Complicanze: le complicanze post-operatorie precoci sono:
1) il dolore lombare talora legato al reflusso vescico-renale;
2) l’ematuria, entrambi dovuti al traumatismo e all’irritazione prodotti dal catetere ureterale;
3) i sintomi irritativi vescicali (frequenza minzionale, urgenza, incontinenza, ecc.) dovuti al contatto meccanico dell’estremo inferiore dello stent con la parete vescicale (molto variabili, dalla tolleranza assoluta all’intolleranza totale che talora richiede la rimozione dello stent).
Le complicanze tardive sono:
1) sviluppo di incrostazioni, molto variabile in relazione alle caratteristiche chimico-fisiche delle urine dei pazienti; può riguardare l’estremo prossimale o distale e talora tutto lo stent;
2) deposizionamento dello stent: verso l’alto, in tal caso deve essere recuperato attraverso una ureteroscopia operativa; verso il basso, in tal caso va riposizionato con una nuova manovra cistoscopia;
3) ostruzione dello stent con assenza di deflusso peritubulare: questa è un’evenienza che accade di frequente quando ci si trova di fronte ad una ostruzione estrinseca di natura neoplastica; in questi casi, la costrizione estrinseca da parte della massa neoplastica e l’infiltrazione neuro-muscolare dell’uretere con il blocco della peristalsi che ne consegue, lasciano funzionare lo stent solo per via intracanalicolare, ma questa ha una durata breve. In tali casi il miglior drenaggio dell’ostruzione è la nefrostomia percutanea, sempre che il paziente, avendo una lunga aspettativa di vita, non possa beneficiare di una derivazione urinaria chirurgica congrua;
4) rottura dello stent: di solito avviene quando questo viene tenuto dal paziente oltre il limite previsto per quello specifico materiale. È necessario consegnare al paziente il cartellino di accompagnamento datato che specifica i tempi di rimozione o eventuale sostituzione dello stent;
5) l’infezione sintomatica delle vie urinarie è piuttosto comune nei portatori di stent; non sempre è trattabile con successo con antibiotici.
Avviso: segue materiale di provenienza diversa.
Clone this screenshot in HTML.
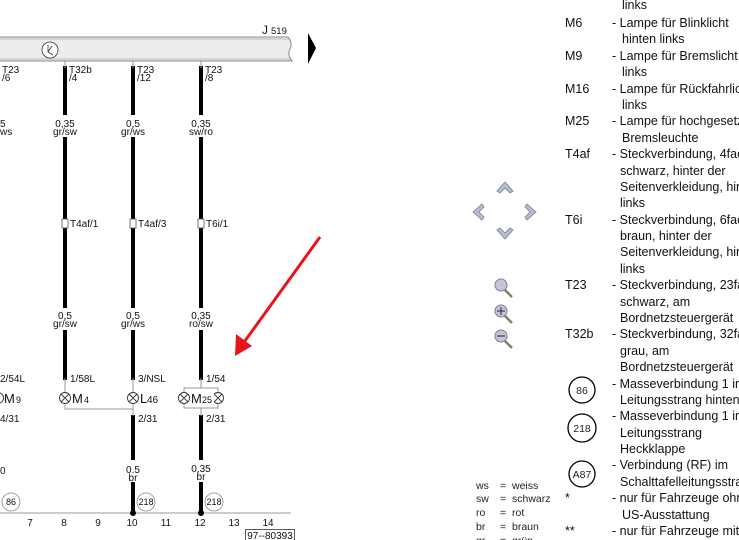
<!DOCTYPE html>
<html><head><meta charset="utf-8"><style>
html,body{margin:0;padding:0;background:#fff;width:739px;height:540px;overflow:hidden}
svg{display:block}
.s{font-family:"Liberation Sans",Arial,sans-serif;font-size:10px;fill:#111}
.l{font-family:"Liberation Sans",Arial,sans-serif;font-size:12.5px;fill:#111}
.c{font-family:"Liberation Sans",Arial,sans-serif;font-size:10.5px;fill:#222}
</style></head><body>
<svg width="739" height="540" viewBox="0 0 739 540" xmlns="http://www.w3.org/2000/svg">
<!-- J519 bar -->
<path d="M0,37 H288 Q293,43 290,49 Q287,55 292,61 H0" fill="#ececec" stroke="#888" stroke-width="1"/>
<line x1="0" y1="39" x2="289" y2="39" stroke="#bbb"/>
<line x1="0" y1="59" x2="290" y2="59" stroke="#bbb"/>
<text x="262" y="34" class="s" style="font-size:12px">J</text><text x="271" y="34" class="s" style="font-size:9.5px">519</text>
<circle cx="50" cy="50" r="8" fill="#fff" stroke="#333" stroke-width="0.8"/>
<path d="M48,45 V52 L53,55 M48,52 L52,46" stroke="#333" fill="none" stroke-width="0.8"/>
<polygon points="308,33 316,48 308,64" fill="#000"/>
<!-- wires -->
<g stroke="#000" stroke-width="4">
<line x1="65" y1="66" x2="65" y2="380"/>
<line x1="133" y1="66" x2="133" y2="380"/>
<line x1="201" y1="66" x2="201" y2="380"/>
<line x1="133" y1="415" x2="133" y2="513"/>
<line x1="201" y1="415" x2="201" y2="513"/>
</g>
<g stroke="#999" stroke-width="1" fill="none">
<line x1="65" y1="61" x2="65" y2="68"/><line x1="133" y1="61" x2="133" y2="68"/><line x1="201" y1="61" x2="201" y2="68"/>
<line x1="65" y1="378" x2="65" y2="393"/><line x1="133" y1="378" x2="133" y2="393"/><line x1="201" y1="378" x2="201" y2="388"/>
<path d="M65,404 V409 H133 V416"/>
<line x1="133" y1="404" x2="133" y2="410"/>
<rect x="184" y="388" width="34" height="20"/>
<line x1="201" y1="408" x2="201" y2="416"/>
</g>
<!-- label bg boxes to break wires -->
<g fill="#fff">
<rect x="52" y="115" width="28" height="22"/><rect x="120" y="115" width="28" height="22"/><rect x="188" y="115" width="28" height="22"/>
<rect x="52" y="308" width="28" height="22"/><rect x="120" y="308" width="28" height="22"/><rect x="188" y="308" width="28" height="22"/>
<rect x="122" y="460" width="22" height="22"/><rect x="190" y="460" width="22" height="22"/>
</g>
<g class="s">
<text x="2" y="73">T23</text><text x="2" y="81">/6</text>
<text x="69" y="73">T32b</text><text x="69" y="81">/4</text>
<text x="137" y="73">T23</text><text x="137" y="81">/12</text>
<text x="205" y="73">T23</text><text x="205" y="81">/8</text>
<text x="0" y="127">5</text><text x="0" y="135">ws</text>
<g text-anchor="middle">
<text x="65" y="127">0,35</text><text x="65" y="135">gr/sw</text>
<text x="133" y="127">0,5</text><text x="133" y="135">gr/ws</text>
<text x="201" y="127">0,35</text><text x="201" y="135">sw/ro</text>
<text x="65" y="319">0,5</text><text x="65" y="327">gr/sw</text>
<text x="133" y="319">0,5</text><text x="133" y="327">gr/ws</text>
<text x="201" y="319">0,35</text><text x="201" y="327">ro/sw</text>
<text x="133" y="473">0.5</text><text x="133" y="481">br</text>
<text x="201" y="472">0,35</text><text x="201" y="480">br</text>
</g>
<text x="70" y="227">T4af/1</text><text x="138" y="227">T4af/3</text><text x="206" y="227">T6i/1</text>
<text x="0" y="382">2/54L</text><text x="70" y="382">1/58L</text><text x="138" y="382">3/NSL</text><text x="206" y="382">1/54</text>
<text x="0" y="422">4/31</text><text x="138" y="422">2/31</text><text x="206" y="422">2/31</text>
<text x="0" y="474">0</text>
</g>
<g fill="#fff" stroke="#555" stroke-width="0.8">
<rect x="62" y="219" width="6" height="9"/><rect x="130" y="219" width="6" height="9"/><rect x="198" y="219" width="6" height="9"/>
</g>
<!-- lamps -->
<g fill="#fff" stroke="#333" stroke-width="0.9">
<circle cx="65" cy="398" r="5.5"/><circle cx="133" cy="398" r="5.5"/><circle cx="184" cy="398" r="5.5"/><circle cx="218" cy="398" r="5.5"/><circle cx="-2" cy="398" r="5.5"/>
</g>
<g stroke="#333" stroke-width="0.9">
<path d="M61,394 l8,8 M69,394 l-8,8 M129,394 l8,8 M137,394 l-8,8 M180,394 l8,8 M188,394 l-8,8 M214,394 l8,8 M222,394 l-8,8"/>
</g>
<rect x="191" y="391" width="23" height="14" fill="#fff"/>
<g class="s" style="font-size:13px">
<text x="4" y="403">M</text><text x="16" y="403" style="font-size:9px">9</text>
<text x="72" y="403">M</text><text x="84" y="403" style="font-size:9px">4</text>
<text x="140" y="403">L</text><text x="147" y="403" style="font-size:10px">46</text>
<text x="191" y="403">M</text><text x="202" y="403" style="font-size:9px">25</text>
</g>
<!-- ground -->
<line x1="0" y1="513" x2="291" y2="513" stroke="#999" stroke-width="1"/>
<circle cx="133" cy="513" r="3" fill="#000"/><circle cx="201" cy="513" r="3" fill="#000"/>
<g fill="#fff" stroke="#888" stroke-width="0.8">
<circle cx="11" cy="502" r="9"/><circle cx="146" cy="502" r="9"/><circle cx="214" cy="502" r="9"/>
</g>
<g class="s" text-anchor="middle" style="font-size:9px"><text x="11" y="505">86</text><text x="146" y="505">218</text><text x="214" y="505">218</text></g>
<g class="s" text-anchor="middle">
<text x="30" y="526">7</text><text x="64" y="526">8</text><text x="98" y="526">9</text><text x="132" y="526">10</text><text x="166" y="526">11</text><text x="200" y="526">12</text><text x="234" y="526">13</text><text x="268" y="526">14</text>
</g>
<rect x="245.5" y="529.5" width="49" height="12" fill="#fff" stroke="#333" stroke-width="0.8"/>
<text x="270" y="539" class="s" text-anchor="middle">97--80393</text>
<!-- red arrow -->
<line x1="320" y1="237" x2="242" y2="345" stroke="#e8141b" stroke-width="3"/>
<polygon points="235,356 236,334 252,346" fill="#e8141b"/>
<!-- nav -->
<g fill="#b8bcd0" stroke="#7a7f98" stroke-width="0.8">
<polygon points="497,191 505,182 513,191 510,193 505,188 500,193"/>
<polygon points="497,230 505,239 513,230 510,228 505,233 500,228"/>
<polygon points="482,204 473,212 482,220 484,217 479,212 484,207"/>
<polygon points="527,204 536,212 527,220 525,217 530,212 525,207"/>
</g>
<g stroke="#8a7a6a" stroke-width="2.5"><line x1="504" y1="289" x2="512" y2="297"/><line x1="504" y1="315" x2="512" y2="323"/><line x1="504" y1="340" x2="512" y2="348"/></g>
<g fill="#c4c6d8" stroke="#7a7f98" stroke-width="1"><circle cx="501" cy="285" r="6"/><circle cx="501" cy="311" r="6"/><circle cx="501" cy="336" r="6"/></g>
<path d="M497,311 h8 M501,307 v8 M497,336 h8" stroke="#444" stroke-width="1.2"/>
<!-- legend -->
<g class="l">
<text x="622" y="9">links</text>
<text x="565" y="27">M6</text><text x="612" y="27">-  Lampe für Blinklicht</text><text x="622" y="43">hinten links</text>
<text x="565" y="60">M9</text><text x="612" y="60">-  Lampe für Bremslicht</text><text x="622" y="76">links</text>
<text x="565" y="93">M16</text><text x="612" y="93">-  Lampe für Rückfahrlicht</text><text x="622" y="109">links</text>
<text x="565" y="125">M25</text><text x="612" y="125">-  Lampe für hochgesetzte</text><text x="622" y="142">Bremsleuchte</text>
<text x="565" y="158">T4af</text><text x="612" y="158">- Steckverbindung, 4fach,</text><text x="620" y="175">schwarz, hinter der</text><text x="620" y="191">Seitenverkleidung, hinten</text><text x="620" y="207">links</text>
<text x="565" y="224">T6i</text><text x="612" y="224">- Steckverbindung, 6fach,</text><text x="620" y="240">braun, hinter der</text><text x="620" y="256">Seitenverkleidung, hinten</text><text x="620" y="273">links</text>
<text x="565" y="289">T23</text><text x="612" y="289">- Steckverbindung, 23fach,</text><text x="620" y="306">schwarz, am</text><text x="620" y="322">Bordnetzsteuergerät</text>
<text x="565" y="338">T32b</text><text x="612" y="338">- Steckverbindung, 32fach,</text><text x="620" y="355">grau, am</text><text x="620" y="371">Bordnetzsteuergerät</text>
<text x="612" y="388">- Masseverbindung 1 im</text><text x="620" y="404">Leitungsstrang hinten</text>
<text x="612" y="420">- Masseverbindung 1 im</text><text x="620" y="437">Leitungsstrang</text><text x="620" y="453">Heckklappe</text>
<text x="612" y="469">- Verbindung (RF) im</text><text x="620" y="486">Schalttafelleitungsstrang</text>
<text x="565" y="502">*</text><text x="612" y="502">-  nur für Fahrzeuge ohne</text><text x="622" y="519">US-Ausstattung</text>
<text x="565" y="535">**</text><text x="612" y="535">-  nur für Fahrzeuge mit</text>
</g>
<g fill="#fff" stroke="#000" stroke-width="1.3"><circle cx="582" cy="390" r="13"/><circle cx="582" cy="428" r="14"/><circle cx="582" cy="474" r="13"/></g>
<g class="c" text-anchor="middle"><text x="582" y="394">86</text><text x="582" y="432">218</text><text x="582" y="478">A87</text></g>
<g class="c">
<text x="476" y="489">ws</text><text x="500" y="489">=</text><text x="512" y="489">weiss</text>
<text x="476" y="502">sw</text><text x="500" y="502">=</text><text x="512" y="502">schwarz</text>
<text x="476" y="516">ro</text><text x="500" y="516">=</text><text x="512" y="516">rot</text>
<text x="476" y="530">br</text><text x="500" y="530">=</text><text x="512" y="530">braun</text>
<text x="476" y="544">gr</text><text x="500" y="544">=</text><text x="512" y="544">grün</text>
</g>
</svg>
</body></html>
Attenzioni da porre alla dimissione: nel post-operatorio il paziente sottoposto al posizionamento di uno stent deve praticare una terapia antibiotica e talora con antispastici vescicali, per evitare il cistospasmo da intolleranza dell’estremo vescicole dello stent. È consigliato di bere molto allo scopo di avere una diuresi abbondante. Al paziente deve essere rilasciato un cartellino nel quale viene indicata la data di rimozione dello stent. Questa informazione deve essere anche inserita in un registro ospedaliero.
Come comportarsi in caso di complicanze insorte dopo la dimissione: in caso di disturbi irritativi vescicali può far uso di antispastici selettivi vescicali prescritti anche dal medico curante. In caso di febbre persistente e dolore dopo 6-7 giorni deve riconsultare il centro urologico di riferimento perché probabilmente siamo di fronte ad un cattivo funzionamento dello stent.
Controlli: deve effettuare controlli radiografici, ecografici e di laboratorio, in relazione alla patologiaostruttiva per la quale si è proceduti al posizionamento dello stent.